Iraq’s post-Saddam media
By Hiwa Osman Posted Oct 1 2004
But this media boom did not translate into quality media options for the eager, but yet naïve, Iraqi news consumers. Iraqi authorities, inexperienced in dealing with free media, acted as though the country was threatened by irresponsible news outlets that spread fabricated stories that fuelled the ongoing violence.
With serious investors holding back, most newspapers were – and still are – published by the myriad political parties or operatives that sprang up like mushrooms in post-Saddam Iraq. Radio and televisions have been taken over by various political parties that began broadcasting.The Bathist Party once viewed the media as its political mouthpiece. Today, in a state of Bathist hangover, the pendulum has swung to the other extreme. To many Iraqi journalists, freedom of expression means they can say whatever they want, without regard for the truth, and they do.
Working Iraqi journalists had for years been nothing more than conveyers of party propaganda. They were used to being spoon-fed news from the Ministry of Information and complained loudly when it was dissolved.
Today, reporters readily confess that their workday consists of sitting at a desk listening to the radio. When they hear news that catches their interest, they write a story about what they think about it. Few “news” articles separate fact from opinion.
Journalists, who have no culture of responsible reporting, pick up the rumors and conspiracy theories and print them as fact. Newspapers thus trigger a “multiplier effect” for the worst sort of misinformation dissemination.
And the Iraqi public, used to ignoring official news sources in favor of street rumors, conspiracy theories and innuendo is ill-equipped to sort fact from fantasy.
On the broadcast side, the complete failure of the Iraq Media Network (now Iraqiya) to produce decent – much less quality – programming, resulted in a news vacuum filled by the Arab satellite channels Al-Jazeera and Al-Arabiya.
Most Iraqis, who tend to get their news from television, quickly recognized the shrill anti-Americanism and Sunni Arab nationalist agenda of these stations – which may reflect the views of their Sunni Arab backers and audience, but not the Iraqi public. The majority Arab population of Iraq is Shia, while the majority of the Sunni population is Kurdish. Few Iraqis endorsed the stations’ thinly veiled support of Saddam Hussein’s regime and the insurgency, but continue to watch for a dearth of options.
The Iraqi authorities began to see Iraq’s national security threatened by the stations’ airing of videotapes that showed Islamic insurgents calling for people to kill members of the Governing Council. In the absence of any regulatory framework, the authorities feared the stations were inciting violence during volatile times and ordered the shutdown of Al-Jazaeera and Al-Arabyia for short periods of time.
Authorities also padlocked Al-Mustaqila newspaper for publishing an article titled “Death to all spies and those who cooperate with the U.S.; killing them is religious duty.”
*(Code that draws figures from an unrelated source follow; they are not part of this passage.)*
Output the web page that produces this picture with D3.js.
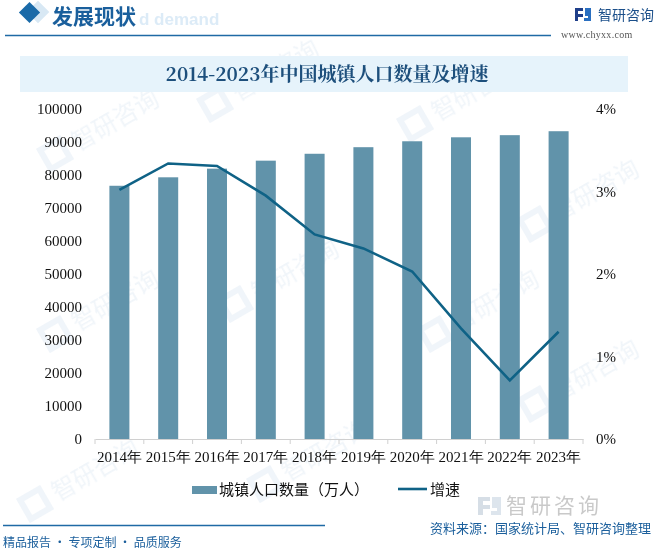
<!DOCTYPE html>
<html><head><meta charset="utf-8">
<script src="https://cdn.jsdelivr.net/npm/d3@7"></script>
<style>body{margin:0;background:#fff}svg{display:block}</style>
</head><body>
<svg id="c" width="654" height="557"></svg>
<script>
const years = ["2014年","2015年","2016年","2017年","2018年","2019年","2020年","2021年","2022年","2023年"];
const population = [76738, 79302, 81924, 84343, 86433, 88426, 90220, 91425, 92071, 93267];
const growth = [3.02, 3.34, 3.31, 2.95, 2.48, 2.31, 2.03, 1.34, 0.71, 1.30];
const leftTicks = [0,10000,20000,30000,40000,50000,60000,70000,80000,90000,100000];
const rightTicks = [0,1,2,3,4];
const chartTitle = "2014-2023年中国城镇人口数量及增速";
const seriesNames = ["城镇人口数量（万人）","增速"];

const svg = d3.select("#c");
const blue = "#1f6aa5", textBlue = "#1b5f9c";
const serif = "'Liberation Serif','DejaVu Serif',serif";
const sans = "'Noto Sans CJK SC','Noto Sans',sans-serif";

// faint watermarks
const wm = svg.append("g").attr("opacity",0.07);
[[40,150],[40,330],[200,100],[400,120],[220,300],[420,330],[520,220],[520,400],[20,500],[250,480]].forEach(([x,y])=>{
  const g = wm.append("g").attr("transform",`translate(${x},${y}) rotate(-30)`);
  g.append("rect").attr("x",0).attr("y",0).attr("width",22).attr("height",22).attr("fill","none").attr("stroke","#2a6fb0").attr("stroke-width",6);
  g.append("text").attr("x",32).attr("y",20).attr("font-family",sans).attr("font-size",24).attr("fill","#2a6fb0").text("智研咨询");
});

// header
svg.append("rect").attr("x",30).attr("y",4).attr("width",16).attr("height",16).attr("fill","#d8e8f4")
  .attr("transform","rotate(45 38 12)");
svg.append("rect").attr("x",22).attr("y",5).attr("width",15).attr("height",15).attr("fill","#1a6aa8")
  .attr("transform","rotate(45 29.5 12.5)");
svg.append("text").attr("x",139).attr("y",25).attr("font-family","Arial,sans-serif").attr("font-weight","bold")
  .attr("font-size",17).attr("fill","#dcebf7").text("d demand");
svg.append("text").attr("x",52).attr("y",24).attr("font-family",sans).attr("font-weight","bold")
  .attr("font-size",21).attr("fill","#1a5f9c").text("发展现状");
svg.append("line").attr("x1",5).attr("x2",551).attr("y1",35.5).attr("y2",35.5).attr("stroke",blue).attr("stroke-width",1.5);
// logo
const lg = svg.append("g").attr("transform","translate(575,8)");
lg.append("path").attr("d","M0,0H8V3H3V6H8V9H3V13H0Z").attr("fill","#1f3f8a");
lg.append("path").attr("d","M10,0H16V13H9V10H13V8H10Z").attr("fill","#2a6fc0");
svg.append("text").attr("x",598).attr("y",20).attr("font-family",sans).attr("font-size",14).attr("fill","#1b4f8a").text("智研咨询");
svg.append("text").attr("x",561).attr("y",38).attr("font-family",serif).attr("font-size",10).attr("fill","#555").attr("letter-spacing",0.3).text("www.chyxx.com");

// title box
svg.append("rect").attr("x",20).attr("y",56).attr("width",608).attr("height",36).attr("fill","#e6f3fb");
svg.append("text").attr("x",327).attr("y",81).attr("text-anchor","middle").attr("font-family","'Noto Serif CJK SC','Liberation Serif',serif")
  .attr("font-weight","bold").attr("font-size",19).attr("fill","#1d4f7c").text(chartTitle);

// scales
const x = d3.scaleBand().domain(years).range([95,583]).paddingInner(0.59).paddingOuter(0.295);
const yL = d3.scaleLinear().domain([0,100000]).range([439,109]);
const yR = d3.scaleLinear().domain([0,4]).range([439,109]);

// bars
svg.append("g").selectAll("rect").data(population).join("rect")
  .attr("x",(d,i)=>x(years[i])).attr("width",x.bandwidth())
  .attr("y",d=>yL(d)).attr("height",d=>yL(0)-yL(d)).attr("fill","#6193aa");

// x axis
const xb = d3.scaleBand().domain(years).range([95,583]);
const xa = svg.append("g").attr("transform","translate(0,439)")
  .call(d3.axisBottom(xb).tickSize(0).tickPadding(12));
xa.select(".domain").attr("stroke","#d0d0d0");
xa.selectAll("text").attr("font-family",serif).attr("font-size",15).attr("fill","#111");
svg.append("g").selectAll("line").data(d3.range(years.length+1)).join("line")
  .attr("x1",i=>95+i*xb.step()).attr("x2",i=>95+i*xb.step()).attr("y1",439).attr("y2",444).attr("stroke","#d0d0d0");

// left axis
const la = svg.append("g").attr("transform","translate(82,0)")
  .call(d3.axisLeft(yL).tickValues(leftTicks).tickSize(0).tickPadding(0).tickFormat(d3.format("d")));
la.select(".domain").remove();
la.selectAll("text").attr("font-family",serif).attr("font-size",15).attr("fill","#111");

// right axis
const ra = svg.append("g").attr("transform","translate(596,0)")
  .call(d3.axisRight(yR).tickValues(rightTicks).tickSize(0).tickPadding(0).tickFormat(d=>d+"%"));
ra.select(".domain").remove();
ra.selectAll("text").attr("font-family",serif).attr("font-size",15).attr("fill","#111");

// line
svg.append("path").datum(growth)
  .attr("d",d3.line().x((d,i)=>x(years[i])+x.bandwidth()/2).y(d=>yR(d)))
  .attr("fill","none").attr("stroke","#0f6286").attr("stroke-width",2.6);

// legend
svg.append("rect").attr("x",192).attr("y",486).attr("width",25).attr("height",8).attr("fill","#6193aa");
svg.append("text").attr("x",219).attr("y",495).attr("font-family",sans).attr("font-size",15).attr("fill","#111").text(seriesNames[0]);
svg.append("line").attr("x1",398).attr("x2",427).attr("y1",489).attr("y2",489).attr("stroke","#0f6286").attr("stroke-width",2.6);
svg.append("text").attr("x",430).attr("y",495).attr("font-family",sans).attr("font-size",15).attr("fill","#111").text(seriesNames[1]);

// bottom watermark logo
const bl = svg.append("g").attr("opacity",0.35);
bl.append("path").attr("d","M478,497H490V501H483V505H490V509H483V515H478Z").attr("fill","#8aa0b8");
bl.append("path").attr("d","M492,497H501V515H491V511H497V508H492Z").attr("fill","#9fb6cc");
bl.append("text").attr("x",506).attr("y",513).attr("font-family",sans).attr("font-size",21).attr("fill","#666").attr("letter-spacing",3).text("智研咨询");

// footer
svg.append("line").attr("x1",3).attr("x2",325).attr("y1",525.5).attr("y2",525.5).attr("stroke",blue).attr("stroke-width",1.5);
svg.append("text").attr("x",651).attr("y",533).attr("text-anchor","end").attr("font-family",sans).attr("font-size",13).attr("fill",textBlue).text("资料来源：国家统计局、智研咨询整理");
svg.append("text").attr("x",3).attr("y",547).attr("font-family",sans).attr("font-size",12).attr("fill",textBlue).text("精品报告 · 专项定制 · 品质服务");
</script>
</body></html>
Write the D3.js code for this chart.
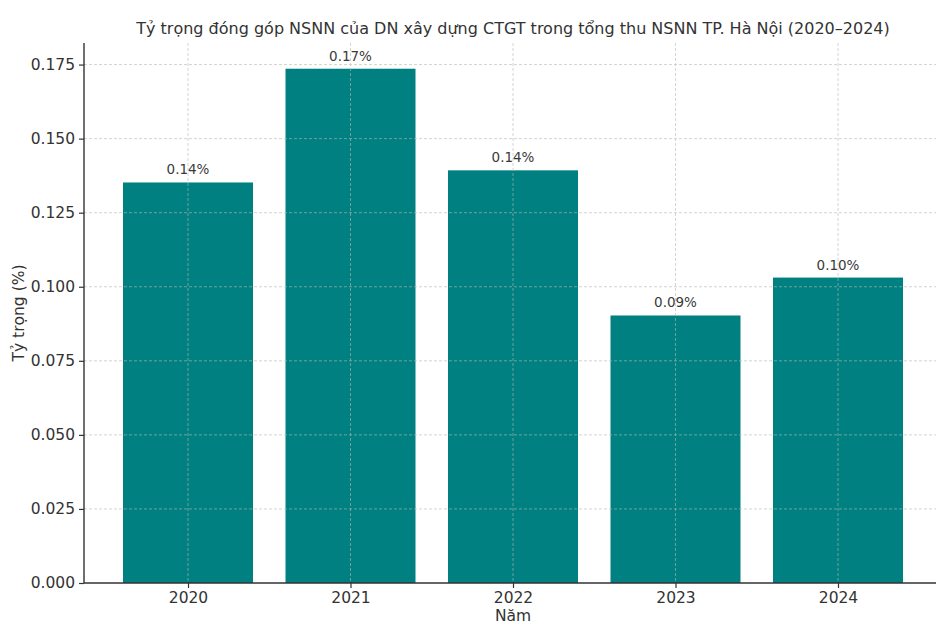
<!DOCTYPE html>
<html>
<head>
<meta charset="utf-8">
<script src="https://cdn.jsdelivr.net/npm/d3@7"></script>
<style>
  html, body { margin: 0; padding: 0; background: #fff; }
  svg { display: block; font-family: "DejaVu Sans", sans-serif; }
</style>
</head>
<body>
<svg id="chart" width="936" height="627"></svg>
<script>
// Share of construction/transport-infrastructure firms in Hanoi's budget revenue
const years = ["2020", "2021", "2022", "2023", "2024"];
const shares = [0.1352, 0.1736, 0.1393, 0.0903, 0.1031];
const yTicks = [0, 0.025, 0.05, 0.075, 0.1, 0.125, 0.15, 0.175];

const titleText = "Tỷ trọng đóng góp NSNN của DN xây dựng CTGT trong tổng thu NSNN TP. Hà Nội (2020–2024)";
const xLabel = "Năm";
const yLabel = "Tỷ trọng (%)";

const svg = d3.select("#chart");
const margin = { top: 43, left: 84, bottom: 44 };
const plotW = 858;
const plotH = 627 - margin.top - margin.bottom;

const textColor = "#333";
const barColor = "#008080";

// Category axis with matplotlib-like padding: bar width 0.8 of a step, 5% margin
const step = plotW / 5.28;
const x = d => margin.left + (0.64 + years.indexOf(d)) * step;
const barW = 0.8 * step;

const yMax = d3.max(shares) * 1.05;
const y = d3.scaleLinear().domain([0, yMax]).range([margin.top + plotH, margin.top]);

const g = svg.append("g");

// Bars
g.selectAll("rect.bar")
  .data(years)
  .join("rect")
  .attr("class", "bar")
  .attr("x", d => x(d) - barW / 2)
  .attr("width", barW)
  .attr("y", (d, i) => y(shares[i]))
  .attr("height", (d, i) => y(0) - y(shares[i]))
  .attr("fill", barColor);

// Dashed grid drawn above the bars
const grid = g.append("g").attr("stroke", "#b8b8b8").attr("stroke-width", 0.8)
  .attr("stroke-dasharray", "3,2").attr("opacity", 0.75);
grid.selectAll("line.h")
  .data(yTicks.slice(1))
  .join("line")
  .attr("x1", margin.left).attr("x2", margin.left + plotW)
  .attr("y1", d => y(d)).attr("y2", d => y(d));
grid.selectAll("line.v")
  .data(years)
  .join("line")
  .attr("x1", d => x(d)).attr("x2", d => x(d))
  .attr("y1", margin.top).attr("y2", y(0));

// Value labels
g.selectAll("text.val")
  .data(years)
  .join("text")
  .attr("class", "val")
  .attr("x", d => x(d))
  .attr("y", (d, i) => y(shares[i]) - 8)
  .attr("text-anchor", "middle")
  .attr("font-size", 13.5)
  .attr("fill", "#3a3a3a")
  .text((d, i) => shares[i].toFixed(2) + "%");

// Y axis
const yAxis = d3.axisLeft(y).tickValues(yTicks).tickFormat(d3.format(".3f")).tickSize(5).tickPadding(4);
const yg = svg.append("g").attr("transform", `translate(${margin.left},0)`).call(yAxis);
yg.select(".domain").attr("stroke", "#333").attr("stroke-width", 1.4).attr("d", `M0,${margin.top}V${y(0)}`);
yg.selectAll(".tick line").attr("stroke", "#333").attr("stroke-width", 1.2);
yg.selectAll(".tick text").attr("font-size", 15.5).attr("fill", textColor).attr("font-family", "DejaVu Sans");

// X axis
const xAxis = d3.axisBottom(d3.scalePoint().domain(years).range([x(years[0]), x(years[4])]))
  .tickSize(5).tickPadding(4);
const xg = svg.append("g").attr("transform", `translate(0,${y(0)})`).call(xAxis);
xg.select(".domain").attr("stroke", "#333").attr("stroke-width", 1.4).attr("d", `M${margin.left},0H${margin.left + plotW}`);
xg.selectAll(".tick line").attr("stroke", "#333").attr("stroke-width", 1.2);
xg.selectAll(".tick text").attr("font-size", 15.5).attr("fill", textColor).attr("font-family", "DejaVu Sans");

// Titles
const cx = margin.left + plotW / 2;
svg.append("text").attr("x", cx).attr("y", 34).attr("text-anchor", "middle")
  .attr("font-size", 16).attr("fill", textColor).text(titleText);
svg.append("text").attr("x", cx).attr("y", 621).attr("text-anchor", "middle")
  .attr("font-size", 15.5).attr("fill", textColor).text(xLabel);
svg.append("text").attr("transform", `translate(24,${margin.top + plotH / 2}) rotate(-90)`)
  .attr("text-anchor", "middle").attr("font-size", 15.5).attr("fill", textColor).text(yLabel);
</script>
</body>
</html>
Out of Baghdad’s perhaps 150 news publications the only other paper closed was Muqtada al-Sadr’s Al-Hawza for reporting – falsely – that a suicide bombing in the town of Iskandariyah, south of Baghdad, that killed 53 people was a rocket “fired by an [American] Apache helicopter and not a car bomb.”
Many people might agree that even in advanced democracies newspapers would not be allowed to publish known falsehoods or incite violence. But few would agree with the fact that a state authority, rather than an independent media regulator, should force the closings. No such independent authority existed in Iraq, and it still doesn’t.
The Coalition Provisional Authority (CPA) tried to develop media oversight independent of the government. Order 65, decreed by the U.S. administrator, L. Paul Bremer, provided for the establishment of the Iraqi Communication and Media Commission, a body that was charged with regulating the media through broadcasting licenses and developing a journalistic code of ethics. As of this spring, it was not yet operating.
Current government officials view Order 65 with some suspicion. Some point out that they were not involved in the drafting process between the Governing Council and the CPA. Furthermore, an independent regulatory body is seen by some as a ready-made model imported from the West that may not apply to the violent post-war situation in Iraq.
Enter the Iraqi Interim Government, which assumed power June 28.
When the Interim Prime Minister Ayad Allawi assumed power, he reopened Al-Hawza. At the same time, he closed Al-Jazeera’s Baghdad office.
Many non-Iraqis did not know what to make of these seemingly contradicting decisions.
But the issue was clearer for the Iraqi people, many of whom agree with the former government that Al-Jazeera is an external threat serving the interests of those who seek to destabilize Iraq. On the other hand, they see Al-Hawza as the voice of a more radical trend in Iraqi society that has the right to be heard.
The transition to free and independent media is never an easy task. And it is all the more difficult in Iraq's constantly shifting political landscape and against the backdrop of a cycle of violence with no end of sight.
And while mush remains to be done on the legislative level, much more needs to be done to improve the media savvy of the Iraqi news consumer.